▶ GIVEN DATA:
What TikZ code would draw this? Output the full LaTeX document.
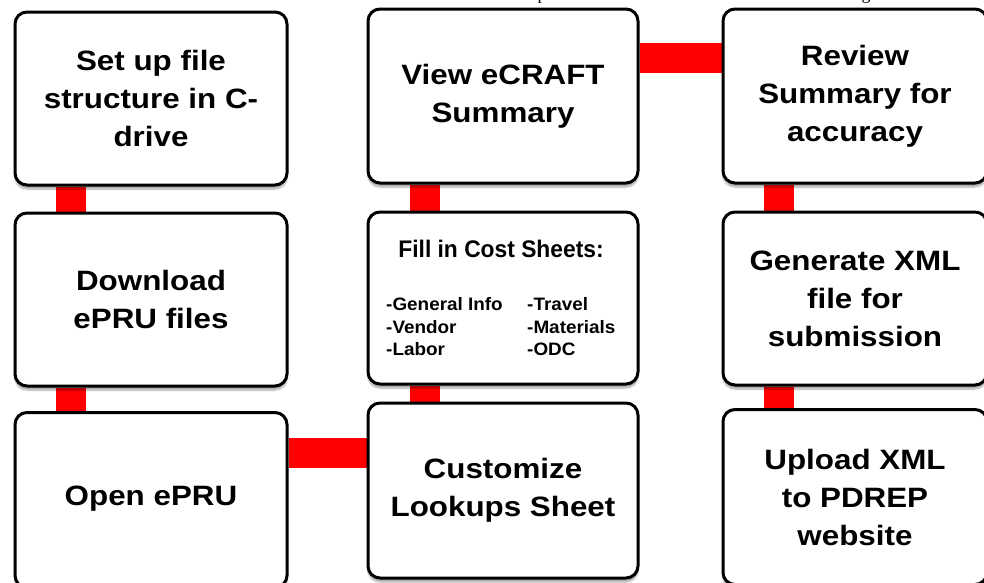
\documentclass[tikz,border=0pt]{standalone}
\usepackage{fontspec}
\setmainfont{Liberation Serif}
\newfontfamily\boxfont[FakeStretch=1.12]{Liberation Sans}
\newfontfamily\titlefont[FakeStretch=0.95]{Liberation Sans}
\newfontfamily\listfont[FakeStretch=1.05]{Liberation Sans}
\usetikzlibrary{shadows.blur,backgrounds}
\begin{document}
\begin{tikzpicture}[x=1pt,y=-1pt,
  box/.style={draw=black, line width=3pt, rounded corners=12pt, fill=white,
    inner sep=0pt, align=center,
    font=\boxfont\bfseries\fontsize{28}{38}\selectfont,
    blur shadow={shadow xshift=0pt, shadow yshift=-4pt, shadow opacity=35, shadow blur steps=6}},
  conn/.style={draw=red, line width=30pt},
  frag/.style={anchor=base, inner sep=0pt, font=\fontsize{18}{20}\selectfont}]
\useasboundingbox (0,0) rectangle (984,582);
\begin{scope}
\clip (0,0) rectangle (984,582);
\node[frag] (fragp) at (542,-0.5) {p};
\node[frag] (fragg) at (866,-0.5) {g};
% boxes
\node[box, minimum width=272pt, minimum height=173pt] (a1) at (151,98.5) {Set up file\\structure in C-\\drive};
\node[box, minimum width=272pt, minimum height=173pt] (a2) at (151,299.5) {Download\\ePRU files};
\node[box, minimum width=272pt, minimum height=175pt] (a3) at (151,500) {\raisebox{9pt}{Open ePRU}};
\node[box, minimum width=270pt, minimum height=174pt] (b1) at (503,96) {View eCRAFT\\Summary};
\node[box, minimum width=270pt, minimum height=172pt] (b2) at (503,298) {};
\node[box, minimum width=270pt, minimum height=175pt] (b3) at (503,490.5) {Customize\\Lookups Sheet};
\node[box, minimum width=264pt, minimum height=174pt] (c1) at (855,96) {Review\\Summary for\\accuracy};
\node[box, minimum width=264pt, minimum height=173pt] (c2) at (855,298.5) {Generate XML\\file for\\submission};
\node[box, minimum width=264pt, minimum height=175pt] (c3) at (855,497) {Upload XML\\to PDREP\\website};
% cost sheet texts
\node[inner sep=0pt, font=\titlefont\bfseries\fontsize{24}{28}\selectfont] (b2t) at (501,249) {Fill in Cost Sheets:};
\node[anchor=west, align=left, inner sep=0pt, font=\listfont\bfseries\fontsize{18}{22.5}\selectfont] (b2l) at (386,327) {-General Info\\-Vendor\\-Labor};
\node[anchor=west, align=left, inner sep=0pt, font=\listfont\bfseries\fontsize{18}{22.5}\selectfont] (b2r) at (527,327) {-Travel\\-Materials\\-ODC};
% connectors
\coordinate (h1) at (0,57.5);
\coordinate (h2) at (0,452.5);
\begin{scope}[on background layer]
\draw[conn] ([xshift=-80pt]a1.south) -- ([xshift=-80pt]a2.north);
\draw[conn] ([xshift=-80pt]a2.south) -- ([xshift=-80pt]a3.north);
\draw[conn] ([xshift=-78pt]b1.south) -- ([xshift=-78pt]b2.north);
\draw[conn] ([xshift=-78pt]b2.south) -- ([xshift=-78pt]b3.north);
\draw[conn] ([xshift=-76pt]c1.south) -- ([xshift=-76pt]c2.north);
\draw[conn] ([xshift=-76pt]c2.south) -- ([xshift=-76pt]c3.north);
\draw[conn] (b1.east |- h1) -- (c1.west |- h1);
\draw[conn] (a3.east |- h2) -- (b3.west |- h2);
\end{scope}
\end{scope}
\end{tikzpicture}
\end{document}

▶ WHAT IS REQUIRED:
Skip the images and write out the rest of the listing exactly.

▶ WRITTEN SOLUTION:
What TikZ code would draw this? Output the full LaTeX document.
\documentclass[tikz,border=0pt]{standalone}
\usepackage{fontspec}
\setmainfont{Liberation Serif}
\newfontfamily\boxfont[FakeStretch=1.12]{Liberation Sans}
\newfontfamily\titlefont[FakeStretch=0.95]{Liberation Sans}
\newfontfamily\listfont[FakeStretch=1.05]{Liberation Sans}
\usetikzlibrary{shadows.blur,backgrounds}
\begin{document}
\begin{tikzpicture}[x=1pt,y=-1pt,
  box/.style={draw=black, line width=3pt, rounded corners=12pt, fill=white,
    inner sep=0pt, align=center,
    font=\boxfont\bfseries\fontsize{28}{38}\selectfont,
    blur shadow={shadow xshift=0pt, shadow yshift=-4pt, shadow opacity=35, shadow blur steps=6}},
  conn/.style={draw=red, line width=30pt},
  frag/.style={anchor=base, inner sep=0pt, font=\fontsize{18}{20}\selectfont}]
\useasboundingbox (0,0) rectangle (984,582);
\begin{scope}
\clip (0,0) rectangle (984,582);
\node[frag] (fragp) at (542,-0.5) {p};
\node[frag] (fragg) at (866,-0.5) {g};
% boxes
\node[box, minimum width=272pt, minimum height=173pt] (a1) at (151,98.5) {Set up file\\structure in C-\\drive};
\node[box, minimum width=272pt, minimum height=173pt] (a2) at (151,299.5) {Download\\ePRU files};
\node[box, minimum width=272pt, minimum height=175pt] (a3) at (151,500) {\raisebox{9pt}{Open ePRU}};
\node[box, minimum width=270pt, minimum height=174pt] (b1) at (503,96) {View eCRAFT\\Summary};
\node[box, minimum width=270pt, minimum height=172pt] (b2) at (503,298) {};
\node[box, minimum width=270pt, minimum height=175pt] (b3) at (503,490.5) {Customize\\Lookups Sheet};
\node[box, minimum width=264pt, minimum height=174pt] (c1) at (855,96) {Review\\Summary for\\accuracy};
\node[box, minimum width=264pt, minimum height=173pt] (c2) at (855,298.5) {Generate XML\\file for\\submission};
\node[box, minimum width=264pt, minimum height=175pt] (c3) at (855,497) {Upload XML\\to PDREP\\website};
% cost sheet texts
\node[inner sep=0pt, font=\titlefont\bfseries\fontsize{24}{28}\selectfont] (b2t) at (501,249) {Fill in Cost Sheets:};
\node[anchor=west, align=left, inner sep=0pt, font=\listfont\bfseries\fontsize{18}{22.5}\selectfont] (b2l) at (386,327) {-General Info\\-Vendor\\-Labor};
\node[anchor=west, align=left, inner sep=0pt, font=\listfont\bfseries\fontsize{18}{22.5}\selectfont] (b2r) at (527,327) {-Travel\\-Materials\\-ODC};
% connectors
\coordinate (h1) at (0,57.5);
\coordinate (h2) at (0,452.5);
\begin{scope}[on background layer]
\draw[conn] ([xshift=-80pt]a1.south) -- ([xshift=-80pt]a2.north);
\draw[conn] ([xshift=-80pt]a2.south) -- ([xshift=-80pt]a3.north);
\draw[conn] ([xshift=-78pt]b1.south) -- ([xshift=-78pt]b2.north);
\draw[conn] ([xshift=-78pt]b2.south) -- ([xshift=-78pt]b3.north);
\draw[conn] ([xshift=-76pt]c1.south) -- ([xshift=-76pt]c2.north);
\draw[conn] ([xshift=-76pt]c2.south) -- ([xshift=-76pt]c3.north);
\draw[conn] (b1.east |- h1) -- (c1.west |- h1);
\draw[conn] (a3.east |- h2) -- (b3.west |- h2);
\end{scope}
\end{scope}
\end{tikzpicture}
\end{document}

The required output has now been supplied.